§ **WHAT IS BEING ASKED**
Provide an exact copy of the data, excluding the images.

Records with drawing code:
* start *

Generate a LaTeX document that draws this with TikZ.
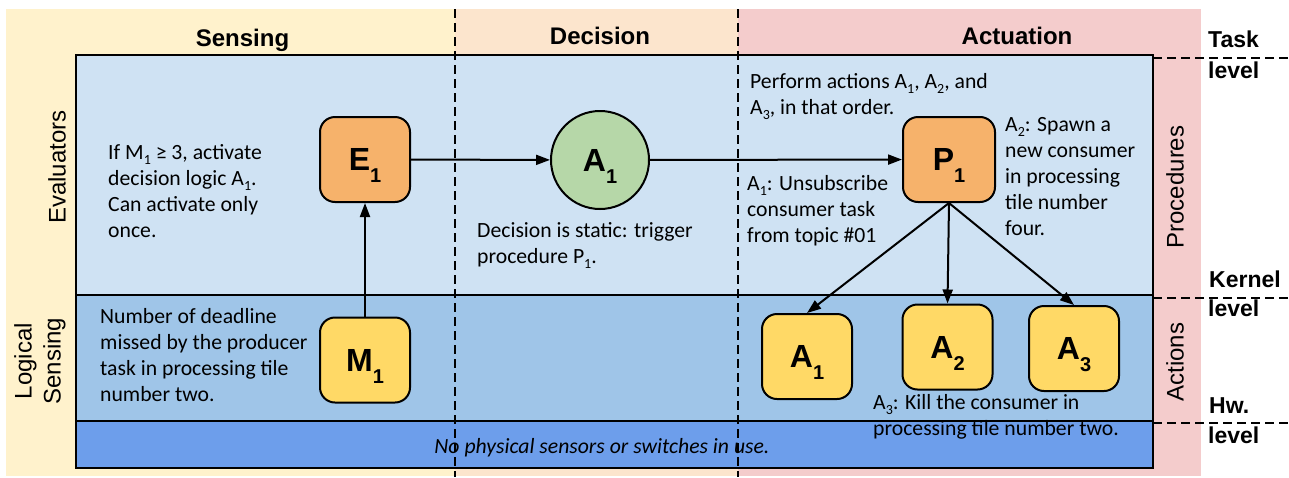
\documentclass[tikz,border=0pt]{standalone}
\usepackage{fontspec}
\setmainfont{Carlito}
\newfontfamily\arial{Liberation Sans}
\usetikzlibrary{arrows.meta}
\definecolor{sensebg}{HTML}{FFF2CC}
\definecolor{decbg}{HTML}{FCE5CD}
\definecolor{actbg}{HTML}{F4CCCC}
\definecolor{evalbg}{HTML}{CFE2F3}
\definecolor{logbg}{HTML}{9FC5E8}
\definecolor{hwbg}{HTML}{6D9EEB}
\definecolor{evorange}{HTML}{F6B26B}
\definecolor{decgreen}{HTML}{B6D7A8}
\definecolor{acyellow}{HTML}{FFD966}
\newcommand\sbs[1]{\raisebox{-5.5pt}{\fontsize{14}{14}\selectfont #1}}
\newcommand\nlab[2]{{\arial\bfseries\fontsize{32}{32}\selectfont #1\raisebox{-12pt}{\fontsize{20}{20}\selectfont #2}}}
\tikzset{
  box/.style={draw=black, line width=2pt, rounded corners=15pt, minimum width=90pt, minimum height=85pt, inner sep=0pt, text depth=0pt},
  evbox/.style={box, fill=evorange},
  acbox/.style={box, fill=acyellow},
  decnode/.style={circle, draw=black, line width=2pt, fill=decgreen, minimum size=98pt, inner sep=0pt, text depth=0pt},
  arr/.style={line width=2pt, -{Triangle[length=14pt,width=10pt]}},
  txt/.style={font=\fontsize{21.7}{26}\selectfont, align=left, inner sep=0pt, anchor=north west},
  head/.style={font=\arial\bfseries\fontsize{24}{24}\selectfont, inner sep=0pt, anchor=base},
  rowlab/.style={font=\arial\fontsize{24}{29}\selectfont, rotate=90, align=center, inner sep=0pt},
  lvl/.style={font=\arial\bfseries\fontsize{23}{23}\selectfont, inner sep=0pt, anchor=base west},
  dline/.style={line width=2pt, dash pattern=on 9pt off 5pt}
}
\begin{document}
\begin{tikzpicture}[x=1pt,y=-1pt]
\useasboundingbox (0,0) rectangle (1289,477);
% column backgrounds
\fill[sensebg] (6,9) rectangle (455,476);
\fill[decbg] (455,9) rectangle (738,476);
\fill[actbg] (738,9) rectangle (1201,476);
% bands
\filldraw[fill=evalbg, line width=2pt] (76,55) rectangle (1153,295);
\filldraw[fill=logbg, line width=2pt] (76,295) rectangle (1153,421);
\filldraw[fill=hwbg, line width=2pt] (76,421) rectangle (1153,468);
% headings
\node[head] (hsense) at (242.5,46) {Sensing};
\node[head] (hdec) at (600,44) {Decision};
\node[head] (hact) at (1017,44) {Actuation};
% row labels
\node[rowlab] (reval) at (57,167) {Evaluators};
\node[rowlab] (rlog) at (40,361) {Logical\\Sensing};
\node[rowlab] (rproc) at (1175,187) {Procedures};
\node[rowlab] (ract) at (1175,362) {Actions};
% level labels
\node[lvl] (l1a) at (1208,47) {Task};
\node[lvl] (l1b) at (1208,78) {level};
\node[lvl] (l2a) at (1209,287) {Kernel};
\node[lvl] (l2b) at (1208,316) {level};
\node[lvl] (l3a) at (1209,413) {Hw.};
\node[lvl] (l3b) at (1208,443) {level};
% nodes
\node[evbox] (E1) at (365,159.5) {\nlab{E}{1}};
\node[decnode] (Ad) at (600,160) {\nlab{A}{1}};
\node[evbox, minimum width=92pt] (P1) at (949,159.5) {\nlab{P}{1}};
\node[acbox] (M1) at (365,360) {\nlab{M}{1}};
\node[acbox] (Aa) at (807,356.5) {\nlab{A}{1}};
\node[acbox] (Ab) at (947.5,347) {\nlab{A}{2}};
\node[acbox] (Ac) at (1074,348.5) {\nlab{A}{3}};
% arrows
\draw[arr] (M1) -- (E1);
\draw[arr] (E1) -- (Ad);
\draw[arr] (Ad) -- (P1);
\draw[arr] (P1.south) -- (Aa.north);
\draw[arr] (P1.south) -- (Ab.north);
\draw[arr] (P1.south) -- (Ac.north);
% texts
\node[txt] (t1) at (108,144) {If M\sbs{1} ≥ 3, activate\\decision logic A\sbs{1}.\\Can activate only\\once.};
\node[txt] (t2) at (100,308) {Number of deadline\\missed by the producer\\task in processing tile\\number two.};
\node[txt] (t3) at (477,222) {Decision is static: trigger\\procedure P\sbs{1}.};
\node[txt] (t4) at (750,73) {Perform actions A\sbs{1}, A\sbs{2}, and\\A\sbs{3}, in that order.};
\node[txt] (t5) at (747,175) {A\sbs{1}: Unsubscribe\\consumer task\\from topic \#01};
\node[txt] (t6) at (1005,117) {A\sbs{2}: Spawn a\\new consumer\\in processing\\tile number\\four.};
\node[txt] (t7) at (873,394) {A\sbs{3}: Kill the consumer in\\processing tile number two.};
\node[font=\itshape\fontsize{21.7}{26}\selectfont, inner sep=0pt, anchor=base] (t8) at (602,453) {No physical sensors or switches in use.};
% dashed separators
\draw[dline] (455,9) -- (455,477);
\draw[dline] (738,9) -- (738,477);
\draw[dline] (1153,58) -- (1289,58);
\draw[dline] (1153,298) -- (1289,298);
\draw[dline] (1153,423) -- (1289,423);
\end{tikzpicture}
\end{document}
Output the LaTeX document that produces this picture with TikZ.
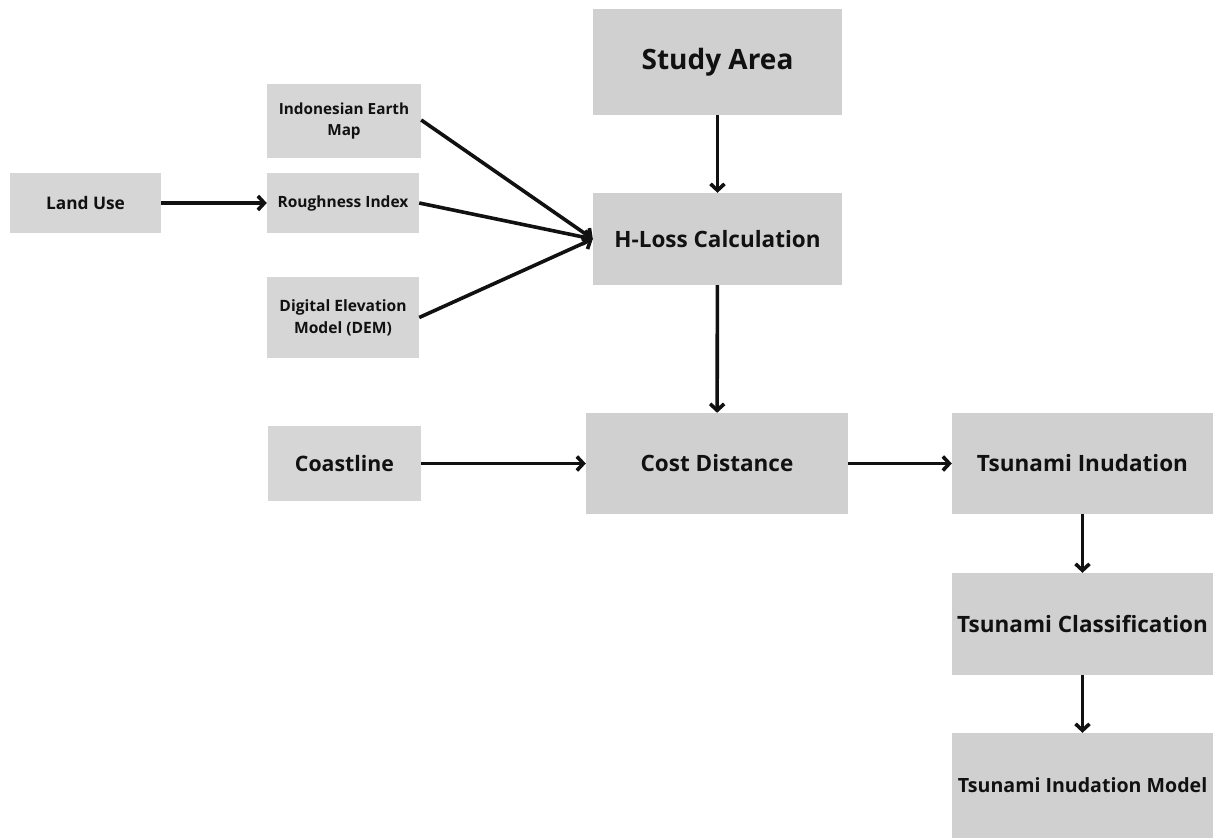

* end *

§ **ANSWER TO THIS EXERCISE**
Generate a LaTeX document that draws this with TikZ.
\documentclass[tikz,border=0pt]{standalone}
\usepackage{fontspec}
\setmainfont{Carlito}
\newfontfamily\arial{Liberation Sans}
\usetikzlibrary{arrows.meta}
\definecolor{sensebg}{HTML}{FFF2CC}
\definecolor{decbg}{HTML}{FCE5CD}
\definecolor{actbg}{HTML}{F4CCCC}
\definecolor{evalbg}{HTML}{CFE2F3}
\definecolor{logbg}{HTML}{9FC5E8}
\definecolor{hwbg}{HTML}{6D9EEB}
\definecolor{evorange}{HTML}{F6B26B}
\definecolor{decgreen}{HTML}{B6D7A8}
\definecolor{acyellow}{HTML}{FFD966}
\newcommand\sbs[1]{\raisebox{-5.5pt}{\fontsize{14}{14}\selectfont #1}}
\newcommand\nlab[2]{{\arial\bfseries\fontsize{32}{32}\selectfont #1\raisebox{-12pt}{\fontsize{20}{20}\selectfont #2}}}
\tikzset{
  box/.style={draw=black, line width=2pt, rounded corners=15pt, minimum width=90pt, minimum height=85pt, inner sep=0pt, text depth=0pt},
  evbox/.style={box, fill=evorange},
  acbox/.style={box, fill=acyellow},
  decnode/.style={circle, draw=black, line width=2pt, fill=decgreen, minimum size=98pt, inner sep=0pt, text depth=0pt},
  arr/.style={line width=2pt, -{Triangle[length=14pt,width=10pt]}},
  txt/.style={font=\fontsize{21.7}{26}\selectfont, align=left, inner sep=0pt, anchor=north west},
  head/.style={font=\arial\bfseries\fontsize{24}{24}\selectfont, inner sep=0pt, anchor=base},
  rowlab/.style={font=\arial\fontsize{24}{29}\selectfont, rotate=90, align=center, inner sep=0pt},
  lvl/.style={font=\arial\bfseries\fontsize{23}{23}\selectfont, inner sep=0pt, anchor=base west},
  dline/.style={line width=2pt, dash pattern=on 9pt off 5pt}
}
\begin{document}
\begin{tikzpicture}[x=1pt,y=-1pt]
\useasboundingbox (0,0) rectangle (1289,477);
% column backgrounds
\fill[sensebg] (6,9) rectangle (455,476);
\fill[decbg] (455,9) rectangle (738,476);
\fill[actbg] (738,9) rectangle (1201,476);
% bands
\filldraw[fill=evalbg, line width=2pt] (76,55) rectangle (1153,295);
\filldraw[fill=logbg, line width=2pt] (76,295) rectangle (1153,421);
\filldraw[fill=hwbg, line width=2pt] (76,421) rectangle (1153,468);
% headings
\node[head] (hsense) at (242.5,46) {Sensing};
\node[head] (hdec) at (600,44) {Decision};
\node[head] (hact) at (1017,44) {Actuation};
% row labels
\node[rowlab] (reval) at (57,167) {Evaluators};
\node[rowlab] (rlog) at (40,361) {Logical\\Sensing};
\node[rowlab] (rproc) at (1175,187) {Procedures};
\node[rowlab] (ract) at (1175,362) {Actions};
% level labels
\node[lvl] (l1a) at (1208,47) {Task};
\node[lvl] (l1b) at (1208,78) {level};
\node[lvl] (l2a) at (1209,287) {Kernel};
\node[lvl] (l2b) at (1208,316) {level};
\node[lvl] (l3a) at (1209,413) {Hw.};
\node[lvl] (l3b) at (1208,443) {level};
% nodes
\node[evbox] (E1) at (365,159.5) {\nlab{E}{1}};
\node[decnode] (Ad) at (600,160) {\nlab{A}{1}};
\node[evbox, minimum width=92pt] (P1) at (949,159.5) {\nlab{P}{1}};
\node[acbox] (M1) at (365,360) {\nlab{M}{1}};
\node[acbox] (Aa) at (807,356.5) {\nlab{A}{1}};
\node[acbox] (Ab) at (947.5,347) {\nlab{A}{2}};
\node[acbox] (Ac) at (1074,348.5) {\nlab{A}{3}};
% arrows
\draw[arr] (M1) -- (E1);
\draw[arr] (E1) -- (Ad);
\draw[arr] (Ad) -- (P1);
\draw[arr] (P1.south) -- (Aa.north);
\draw[arr] (P1.south) -- (Ab.north);
\draw[arr] (P1.south) -- (Ac.north);
% texts
\node[txt] (t1) at (108,144) {If M\sbs{1} ≥ 3, activate\\decision logic A\sbs{1}.\\Can activate only\\once.};
\node[txt] (t2) at (100,308) {Number of deadline\\missed by the producer\\task in processing tile\\number two.};
\node[txt] (t3) at (477,222) {Decision is static: trigger\\procedure P\sbs{1}.};
\node[txt] (t4) at (750,73) {Perform actions A\sbs{1}, A\sbs{2}, and\\A\sbs{3}, in that order.};
\node[txt] (t5) at (747,175) {A\sbs{1}: Unsubscribe\\consumer task\\from topic \#01};
\node[txt] (t6) at (1005,117) {A\sbs{2}: Spawn a\\new consumer\\in processing\\tile number\\four.};
\node[txt] (t7) at (873,394) {A\sbs{3}: Kill the consumer in\\processing tile number two.};
\node[font=\itshape\fontsize{21.7}{26}\selectfont, inner sep=0pt, anchor=base] (t8) at (602,453) {No physical sensors or switches in use.};
% dashed separators
\draw[dline] (455,9) -- (455,477);
\draw[dline] (738,9) -- (738,477);
\draw[dline] (1153,58) -- (1289,58);
\draw[dline] (1153,298) -- (1289,298);
\draw[dline] (1153,423) -- (1289,423);
\end{tikzpicture}
\end{document}
Output the LaTeX document that produces this picture with TikZ.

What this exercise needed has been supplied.